Warren’s message, by contrast, starts with righteous anger, with its pointed reference to “the rest of us,” but it doesn’t halt there. She goes on to offer an affirming brief for society. Individual opportunity, she asserts, cannot be realized without a collective marshaling of public resources. This is a wide-angled perspective that goes beyond the pedantic debates about whether and to what extent the rich pay their fair share in taxes. Her solutions-oriented emphasis is on the civic and economic infrastructure, in the broadest sense—the educational system, the transportation system, the regulatory system—that must be collectively paid for and carefully maintained to make liberal capitalism possible. This isn’t crude populism—it’s an elegant riposte to Margaret Thatcher’s famous utterance, in a 1987 television interview, that “there is no such thing as society.” Judging from the polling in Massachusetts, it also happens to be a message that’s especially attractive to women.
In that way, there are strong demographic reasons for more candidates across the United States to embrace this type of communitarianism. Women not only outnumber men among registered voters—66.6 million to 63.5 million in 2010—but also are increasingly more likely to turn out to vote. In fact, the ‘turnout gap’ between women and men has grown in every election since 1980—so that in 2008, 60.4 percent of eligible women voters went to the polls, against 55.7 percent of eligible male voters, according to the Center for American Women and Politics at Rutgers. As a result, there were nearly 10 million more female than male voters in 2008, with women comprising 53 percent of the electorate. The women’s vote that year split 56 percent for Obama to 43 percent for McCain, thereby sealing Obama’s election.
But there’s no guarantee that women will support Obama this year in strong numbers. Though Obama’s lyrical campaign poetry was a powerful sway for women voters, his halting governing prose has cost him support. Polls have shown his job approval rating among women dipping below 50 percent. Women are currently more supportive of him than men, but if the President can’t reignite genuine enthusiasm among them, he stands to lose the election.
The adoption of Warren’s unabashed communitarian message could perhaps help Obama rally women to his side. It would be a smooth segue from his campaign persona of four years ago: Her variation on the theme of economic togetherness could add a bass note to his own 2008 signature call for a civic inclusiveness—for a melting away of Red America and a Blue America into a united America. That was Obama at his most inspiring, and there are plenty of Americans (women especially) who would be eager to hear him offer a refurbished and more nurturing version of that idealistic appeal, one tailored to our weary economic times.

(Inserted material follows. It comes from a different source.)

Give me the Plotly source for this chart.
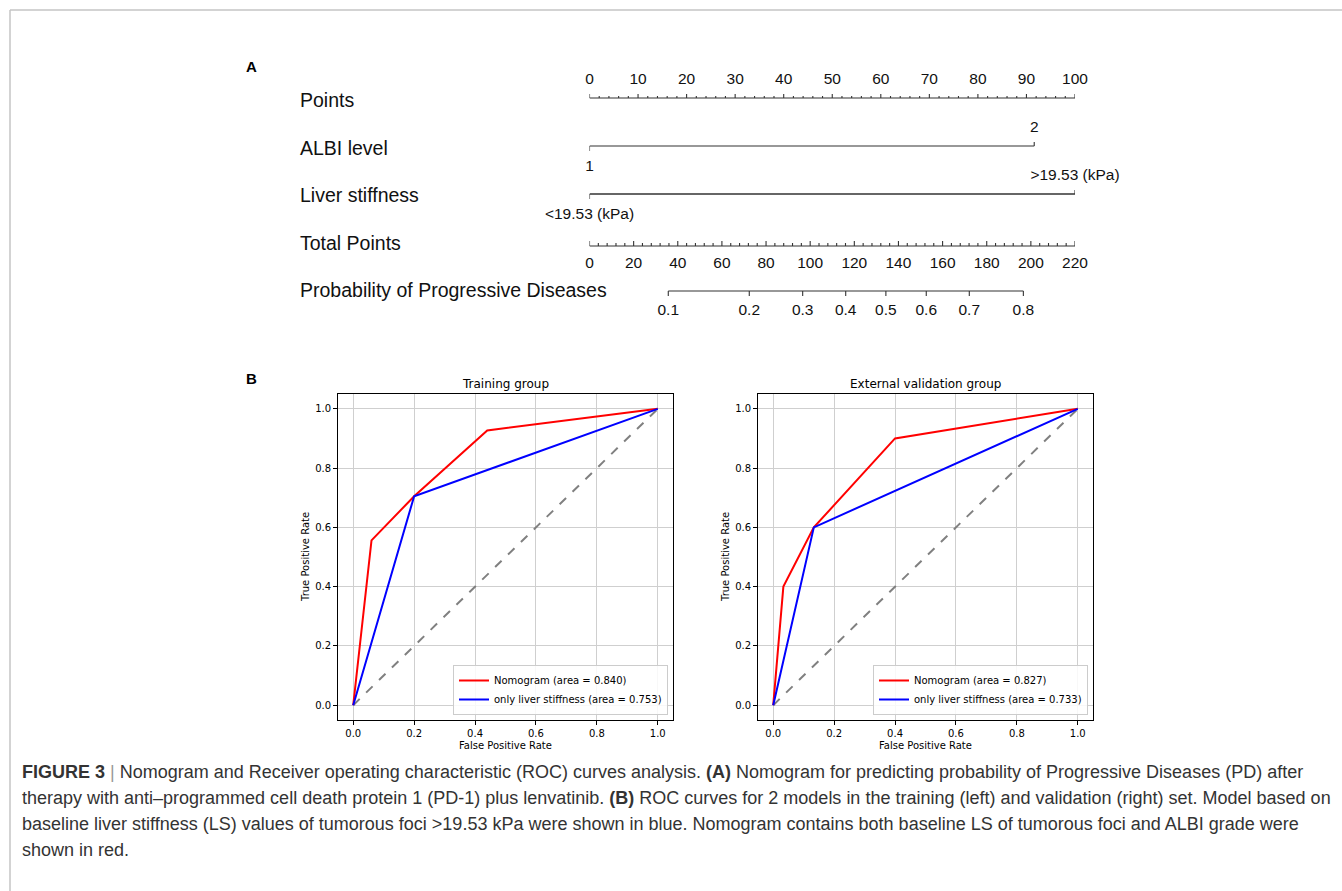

He made a good start at channeling Warren (and their Progressive heir, Theodore Roosevelt) with his speech in December at Osawatomie, Kansas that explicitly repudiated “rugged individualism” (even while acknowledging that this sentiment is “in America’s DNA”) in favor of a society in which business titans (nearly all of whom are male) are tethered to a “broader obligation.”
But it was only a start. Communitarianism is not only about ideals, but about practical action. Obama needs to talk more about his particular policy proposals and how they link up with America’s “underlying social contract,” in Warren’s phrase. That’s perhaps the most promising way to reconnect his campaign, so far lacking in any sense of grand aspiration, with its natural demographic base.
Paul Starobin, author of After America: Narratives for the Next Global Age, lives in Massachusetts.